----- Records for this exercise

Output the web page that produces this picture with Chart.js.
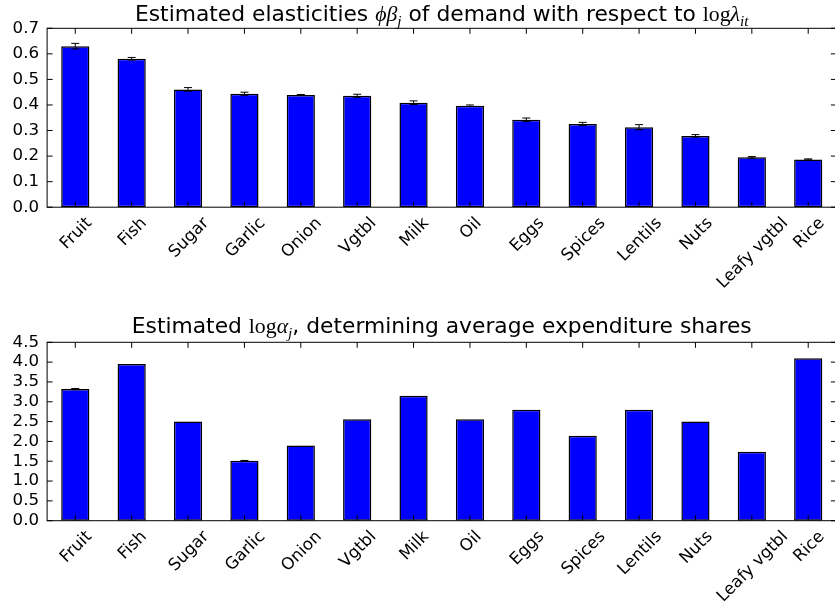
<!DOCTYPE html>
<html>
<head>
<meta charset="utf-8">
<script src="https://cdn.jsdelivr.net/npm/chart.js@4.4.1/dist/chart.umd.min.js"></script>
<style>
  html, body { margin: 0; padding: 0; background: #fff; overflow: hidden; width: 835px; height: 611px; }
  canvas { display: block; }
</style>
</head>
<body>
<canvas id="elast" width="840" height="306"></canvas>
<canvas id="alpha" width="840" height="305"></canvas>
<script>
// Food groups, in the order they are plotted
const categories = ['Fruit', 'Fish', 'Sugar', 'Garlic', 'Onion', 'Vgtbl', 'Milk', 'Oil',
                    'Eggs', 'Spices', 'Lentils', 'Nuts', 'Leafy vgtbl', 'Rice'];

// Estimated elasticities phi*beta_j and their standard errors
const elasticity    = [0.630, 0.581, 0.461, 0.444, 0.439, 0.436, 0.409, 0.397, 0.342, 0.326, 0.313, 0.279, 0.195, 0.187];
const elasticityErr = [0.011, 0.005, 0.007, 0.006, 0.002, 0.006, 0.007, 0.003, 0.007, 0.006, 0.010, 0.005, 0.003, 0.002];

// Estimated log alpha_j and their standard errors
const logAlpha    = [3.32, 3.95, 2.50, 1.51, 1.90, 2.56, 3.15, 2.56, 2.80, 2.14, 2.80, 2.50, 1.74, 4.10];
const logAlphaErr = [0.015, 0, 0, 0.01, 0, 0, 0, 0, 0, 0, 0, 0, 0, 0];

// Y tick values for each panel
const elasticityTicks = [0.0, 0.1, 0.2, 0.3, 0.4, 0.5, 0.6, 0.7];
const logAlphaTicks   = [0.0, 0.5, 1.0, 1.5, 2.0, 2.5, 3.0, 3.5, 4.0, 4.5];

const TICK_PX = 16.67;
const TITLE_PX = 21.8;
const SANS = '"DejaVu Sans", sans-serif';
const SERIF = '"Liberation Serif", "DejaVu Serif", serif';

// Axes frame, inward tick marks, error bars, rotated category labels and the mixed-font title
const panelDecor = {
  id: 'panelDecor',
  afterDatasetsDraw(chart, args, opts) {
    const ctx = chart.ctx;
    const xs = chart.scales.x, ys = chart.scales.y;
    ctx.save();
    ctx.strokeStyle = '#000';
    ctx.lineWidth = 1;
    opts.values.forEach((v, i) => {
      const e = opts.errors[i];
      if (!e) return;
      const x = xs.getPixelForValue(i);
      const y0 = ys.getPixelForValue(v - e), y1 = ys.getPixelForValue(v + e);
      ctx.beginPath();
      ctx.moveTo(x, y0); ctx.lineTo(x, y1);
      ctx.moveTo(x - 4, y0); ctx.lineTo(x + 4, y0);
      ctx.moveTo(x - 4, y1); ctx.lineTo(x + 4, y1);
      ctx.stroke();
    });
    ctx.restore();
  },
  afterDraw(chart, args, opts) {
    const ctx = chart.ctx;
    const a = chart.chartArea;
    const xs = chart.scales.x, ys = chart.scales.y;
    const TL = 5.5;
    ctx.save();
    ctx.strokeStyle = '#000';
    ctx.lineWidth = 1;
    // frame
    ctx.strokeRect(a.left, a.top, a.right - a.left, a.bottom - a.top);
    // inward ticks
    ctx.beginPath();
    ys.ticks.forEach(t => {
      const y = ys.getPixelForValue(t.value);
      ctx.moveTo(a.left, y); ctx.lineTo(a.left + TL, y);
      ctx.moveTo(a.right, y); ctx.lineTo(a.right - TL, y);
    });
    categories.forEach((c, i) => {
      const x = xs.getPixelForValue(i);
      ctx.moveTo(x, a.bottom); ctx.lineTo(x, a.bottom - TL);
      ctx.moveTo(x, a.top); ctx.lineTo(x, a.top + TL);
    });
    ctx.stroke();

    // category labels rotated 45 degrees, centred under each tick
    ctx.fillStyle = '#000';
    ctx.font = TICK_PX + 'px ' + SANS;
    const lineH = TICK_PX * 1.164;
    categories.forEach((c, i) => {
      const x = xs.getPixelForValue(i);
      const w = ctx.measureText(c).width;
      const box = (w + lineH) * Math.SQRT1_2;
      const cy = a.bottom + 5.6 + box / 2;
      ctx.save();
      ctx.translate(x, cy);
      ctx.rotate(-Math.PI / 4);
      ctx.textAlign = 'center';
      ctx.textBaseline = 'alphabetic';
      ctx.fillText(c, 0, (0.928 - 0.236) / 2 * TICK_PX);
      ctx.restore();
    });

    // title built from plain and math segments
    const fonts = {
      sans: TITLE_PX + 'px ' + SANS,
      rm: TITLE_PX + 'px ' + SERIF,
      it: 'italic ' + TITLE_PX + 'px ' + SERIF,
      sub: 'italic ' + (TITLE_PX * 0.7) + 'px ' + SERIF
    };
    const segs = opts.title;
    let total = 0;
    segs.forEach(s => { ctx.font = fonts[s.f]; s.w = ctx.measureText(s.t).width; total += s.w; });
    let x = (a.left + a.right) / 2 - total / 2;
    ctx.textAlign = 'left';
    ctx.textBaseline = 'alphabetic';
    segs.forEach(s => {
      ctx.font = fonts[s.f];
      ctx.fillText(s.t, x, opts.titleBaseline + (s.f === 'sub' ? TITLE_PX * 0.22 : 0));
      x += s.w;
    });
    ctx.restore();
  }
};

function makePanel(id, values, errors, ticks, title, titleBaseline, padTop, padBottom) {
  return new Chart(document.getElementById(id), {
    type: 'bar',
    data: {
      labels: categories,
      datasets: [{
        data: values,
        backgroundColor: '#0000ff',
        borderColor: '#000',
        borderWidth: 1.5,
        borderSkipped: false,
        categoryPercentage: 0.5,
        barPercentage: 1.0
      }]
    },
    options: {
      responsive: false,
      animation: false,
      layout: { padding: { left: 0, right: 3.6, top: padTop, bottom: padBottom } },
      plugins: {
        legend: { display: false },
        tooltip: { enabled: false },
        panelDecor: { values, errors, title, titleBaseline }
      },
      scales: {
        x: { type: 'category', display: false, offset: true },
        y: {
          min: ticks[0],
          max: ticks[ticks.length - 1],
          afterBuildTicks(scale) { scale.ticks = ticks.map(v => ({ value: v })); },
          afterFit(scale) { scale.width = 47.1; },
          grid: { display: false, drawTicks: false },
          border: { display: false },
          ticks: {
            autoSkip: false,
            padding: 8,
            color: '#000',
            font: { family: 'DejaVu Sans', size: TICK_PX },
            callback: v => Number(v).toFixed(1)
          }
        }
      }
    },
    plugins: [panelDecor]
  });
}

makePanel('elast', elasticity, elasticityErr, elasticityTicks, [
  { t: 'Estimated elasticities ', f: 'sans' },
  { t: '\u03D5\u03B2', f: 'it' },
  { t: 'j', f: 'sub' },
  { t: ' of demand with respect to ', f: 'sans' },
  { t: 'log', f: 'rm' },
  { t: '\u03BB', f: 'it' },
  { t: 'it', f: 'sub' }
], 21, 28.3, 98.8);

makePanel('alpha', logAlpha, logAlphaErr, logAlphaTicks, [
  { t: 'Estimated ', f: 'sans' },
  { t: 'log', f: 'rm' },
  { t: '\u03B1', f: 'it' },
  { t: 'j', f: 'sub' },
  { t: ', determining average expenditure shares', f: 'sans' }
], 27.3, 36.3, 90.3);
</script>
</body>
</html>
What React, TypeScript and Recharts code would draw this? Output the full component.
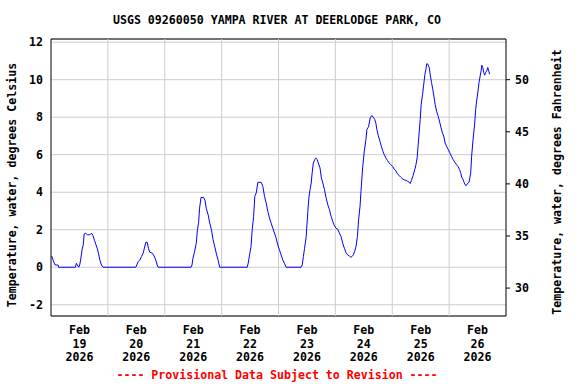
import React from 'react';
import { ComposedChart, Line, XAxis, YAxis, CartesianGrid, ReferenceLine, ReferenceArea } from 'recharts';

// hours since Feb 19 2026 00:00
const hours = [
  0.3, 1.0, 1.7, 3.0, 3.2, 10.3, 10.7, 11.1, 11.7, 12.1, 12.5, 13.1, 13.6, 14.0, 14.6, 15.3, 16.4, 17.1, 17.7, 18.4, 19.0, 19.5, 20.1, 20.6, 21.3, 22.0,
  35.8, 36.2, 36.8, 37.5, 38.2, 38.9, 39.4, 40.0, 40.6, 41.1, 41.7, 42.8, 43.5, 44.2, 44.8, 45.2,
  59.1, 59.5, 59.9, 60.6, 61.3, 61.8, 62.3, 62.7, 63.3, 64.4, 65.0, 65.5, 66.3, 67.0, 67.7, 68.4, 69.1, 69.8, 70.5, 71.2,
  82.8, 83.2, 83.8, 84.4, 84.9, 85.5, 86.0, 86.6, 87.3, 88.7, 89.4, 90.1, 90.8, 91.5, 92.2, 92.9, 93.6, 94.3, 95.0, 95.7, 96.4, 97.1, 97.8, 98.5, 99.2,
  105.5, 106.0, 106.5, 107.0, 107.7, 107.9, 108.4, 108.8, 109.3, 109.8,
  110.2, 110.7, 111.3, 111.7, 112.3, 112.8, 113.5, 114.1, 114.7, 115.4,
  116.1, 116.8, 117.5, 118.2, 118.9, 119.6, 120.3, 121.0, 121.7, 122.4,
  123.1, 123.8, 124.5, 125.2, 125.9, 126.6, 127.0, 127.6, 128.1, 128.7,
  129.3, 129.8, 130.4, 130.8, 131.5, 132.2, 132.9, 133.3, 134.0, 134.7,
  135.4, 136.0, 136.6, 137.1, 137.5, 138.1, 138.8, 139.4, 139.9, 140.6,
  141.3, 142.0, 142.7, 143.4, 144.1, 144.8, 145.5, 146.2, 146.9, 147.6,
  148.4, 149.0, 149.8, 150.5, 151.2, 151.6, 152.1, 152.8, 153.5, 154.0,
  154.5, 154.9, 155.4, 155.8, 156.2, 156.8, 157.2, 157.8, 158.2, 158.6,
  159.0, 159.6, 160.1, 160.6, 161.1, 161.7, 162.1, 162.7, 163.4, 164.1,
  164.6, 165.2, 165.8, 166.3, 166.9, 167.6, 168.3, 169.0, 169.7, 170.4,
  171.1, 171.7, 172.4, 172.9, 173.3, 173.9, 174.3, 174.7, 175.2, 175.7,
  176.4, 177.1, 177.5, 178.1, 178.7, 179.2, 179.6, 180.2, 180.6, 181.1,
  181.5, 181.8, 182.2, 182.6, 183.0, 183.4, 183.9, 184.3, 184.7, 185.1,
];

const tempC = [
  0.60, 0.34, 0.12, 0.12, 0, 0, 0.21, 0.12, 0, 0.12, 0.39, 0.93, 1.19, 1.78, 1.82, 1.73, 1.73, 1.82, 1.69, 1.42, 1.19, 1.01, 0.71, 0.39, 0.12, 0,
  0, 0.12, 0.30, 0.39, 0.57, 0.75, 1.01, 1.33, 1.33, 1.01, 0.80, 0.75, 0.60, 0.39, 0.12, 0,
  0, 0.12, 0.48, 0.84, 1.28, 2.0, 2.39, 3.15, 3.72, 3.72, 3.55, 3.15, 2.80, 2.35, 2.0, 1.46, 1.10, 0.71, 0.39, 0,
  0, 0.21, 0.66, 1.10, 2.0, 2.71, 3.78, 3.96, 4.53, 4.53, 4.31, 3.78, 3.42, 2.98, 2.62, 2.35, 2.08, 1.82, 1.55, 1.19, 0.93, 0.66, 0.39, 0.21, 0,
  0, 0.12, 0.57, 1.01, 1.64, 2.08, 2.98, 3.69, 4.14, 4.49,
  5.03, 5.56, 5.74, 5.83, 5.74, 5.56, 5.30, 4.76, 4.49, 4.14,
  3.69, 3.33, 3.07, 2.71, 2.44, 2.21, 2.08, 2.03, 1.82, 1.64,
  1.28, 1.01, 0.78, 0.66, 0.60, 0.53, 0.57, 0.66, 0.84, 1.10,
  1.64, 2.53, 3.24, 4.05, 5.30, 6.19, 6.81, 7.35, 7.49, 7.97,
  8.09, 8.0, 7.88, 7.67, 7.35, 7.02, 6.72, 6.45, 6.24, 6.01,
  5.83, 5.69, 5.56, 5.47, 5.38, 5.24, 5.14, 4.99, 4.89, 4.80,
  4.71, 4.67, 4.63, 4.58, 4.53, 4.46, 4.63, 4.89, 5.21, 5.47,
  5.83, 6.45, 7.26, 7.88, 8.68, 9.22, 9.66, 10.29, 10.56, 10.86,
  10.83, 10.65, 10.20, 9.84, 9.48, 9.03, 8.68, 8.32, 8.05, 7.70,
  7.43, 7.16, 6.95, 6.63, 6.45, 6.28, 6.10, 5.92, 5.74, 5.60,
  5.47, 5.38, 5.21, 5.03, 4.80, 4.67, 4.53, 4.40, 4.35, 4.46,
  4.53, 5.03, 5.92, 6.81, 7.53, 8.41, 8.86, 9.40, 9.84, 10.20,
  10.47, 10.77, 10.65, 10.38, 10.24, 10.38, 10.47, 10.65, 10.47, 10.29,
];

const dayTicks = [12, 36, 60, 84, 108, 132, 156, 180];
const dayLabels = ['19', '20', '21', '22', '23', '24', '25', '26'];
const monthLabel = 'Feb';
const yearLabel = '2026';
const midnights = [24, 48, 72, 96, 120, 144, 168];
const celsiusTicks = [-2, 0, 2, 4, 6, 8, 10, 12];
const fahrenheitTicks = [30, 35, 40, 45, 50];
const cDomain = [-2.6, 12.17];
const xDomain = [0, 192];

const title = 'USGS 09260050 YAMPA RIVER AT DEERLODGE PARK, CO';
const leftTitle = 'Temperature, water, degrees Celsius';
const rightTitle = 'Temperature, water, degrees Fahrenheit';
const footer = '---- Provisional Data Subject to Revision ----';

const data = hours.map((h, i) => ({ h, c: tempC[i] }));
const fDomain = [cDomain[0] * 1.8 + 32, cDomain[1] * 1.8 + 32];

const FONT = "'DejaVu Sans Mono', 'Liberation Mono', monospace";
const FS = 11.6;

const XTick = (props: any) => {
  const { x, y, payload } = props;
  const i = dayTicks.indexOf(payload.value);
  return (
    <text x={x} textAnchor="middle" fontFamily={FONT} fontSize={FS} fontWeight="bold" fill="#000">
      <tspan x={x} y={y + 18}>{monthLabel}</tspan>
      <tspan x={x} y={y + 31.5}>{dayLabels[i]}</tspan>
      <tspan x={x} y={y + 44.5}>{yearLabel}</tspan>
    </text>
  );
};

const LeftLabel = () => (
  <text x={11.5} y={185} transform="rotate(-90 11.5 185)" textAnchor="middle" dominantBaseline="central"
    fontFamily={FONT} fontSize={FS} fontWeight="bold" fill="#000">{leftTitle}</text>
);
const RightLabel = () => (
  <text x={556.5} y={182} transform="rotate(-90 556.5 182)" textAnchor="middle" dominantBaseline="central"
    fontFamily={FONT} fontSize={FS} fontWeight="bold" fill="#000">{rightTitle}</text>
);

const tickStyle = { fontFamily: FONT, fontSize: FS, fontWeight: 'bold', fill: '#000' } as any;

export default function App() {
  return (
    <div style={{ position: 'absolute', left: 0, top: 0, width: 576, height: 384, background: '#fff' }}>
      <div style={{ position: 'absolute', left: -11, top: 12, width: 576, textAlign: 'center', fontFamily: FONT, fontSize: FS, fontWeight: 'bold', lineHeight: '16px', color: '#000', whiteSpace: 'pre' }}>{title}</div>
      <div style={{ position: 'absolute', left: -11, top: 367, width: 576, textAlign: 'center', fontFamily: FONT, fontSize: FS, fontWeight: 'bold', lineHeight: '16px', color: '#ff0000', whiteSpace: 'pre' }}>{footer}</div>
      <ComposedChart width={576} height={384} data={data} margin={{ top: 39, right: 0, bottom: 0, left: 0 }}>
        <CartesianGrid vertical={false} stroke="#cccccc" />
        {midnights.map((m) => (
          <ReferenceLine key={m} x={m} stroke="#cccccc" strokeWidth={1} />
        ))}
        <XAxis dataKey="h" type="number" domain={xDomain} ticks={dayTicks} interval={0} allowDataOverflow
          height={68} tickLine={false} axisLine={false} tickSize={0} tickMargin={0} tick={<XTick />} />
        <YAxis domain={cDomain} ticks={celsiusTicks} allowDataOverflow width={51} axisLine={false}
          tickLine={false} tickSize={0} tickMargin={8} tick={tickStyle} interval={0}
          label={<LeftLabel />} />
        <YAxis yAxisId="f" orientation="right" domain={fDomain} ticks={fahrenheitTicks} allowDataOverflow width={70}
          axisLine={false} tickLine={{ stroke: '#000' }} tickSize={4} tickMargin={5} tick={tickStyle} interval={0}
          label={<RightLabel />} />
        <Line dataKey="c" type="linear" stroke="#0000ff" strokeWidth={1} dot={false} activeDot={false} isAnimationActive={false} />
        <ReferenceArea x1={xDomain[0]} x2={xDomain[1]} y1={cDomain[0]} y2={cDomain[1]} fill="none" fillOpacity={0} stroke="#000" strokeWidth={1} ifOverflow="visible" />
      </ComposedChart>
    </div>
  );
}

----------

→ **Written exercise**: Up in the listing, locate the line with "What React, TypeScript"; print it and every line after it down to the line with "CartesianGrid, ReferenceLine, ReferenceArea", which is included too. Skip the pictures.

→ **Task output**:
What React, TypeScript and Recharts code would draw this? Output the full component.
import React from 'react';
import { ComposedChart, Line, XAxis, YAxis, CartesianGrid, ReferenceLine, ReferenceArea } from 'recharts';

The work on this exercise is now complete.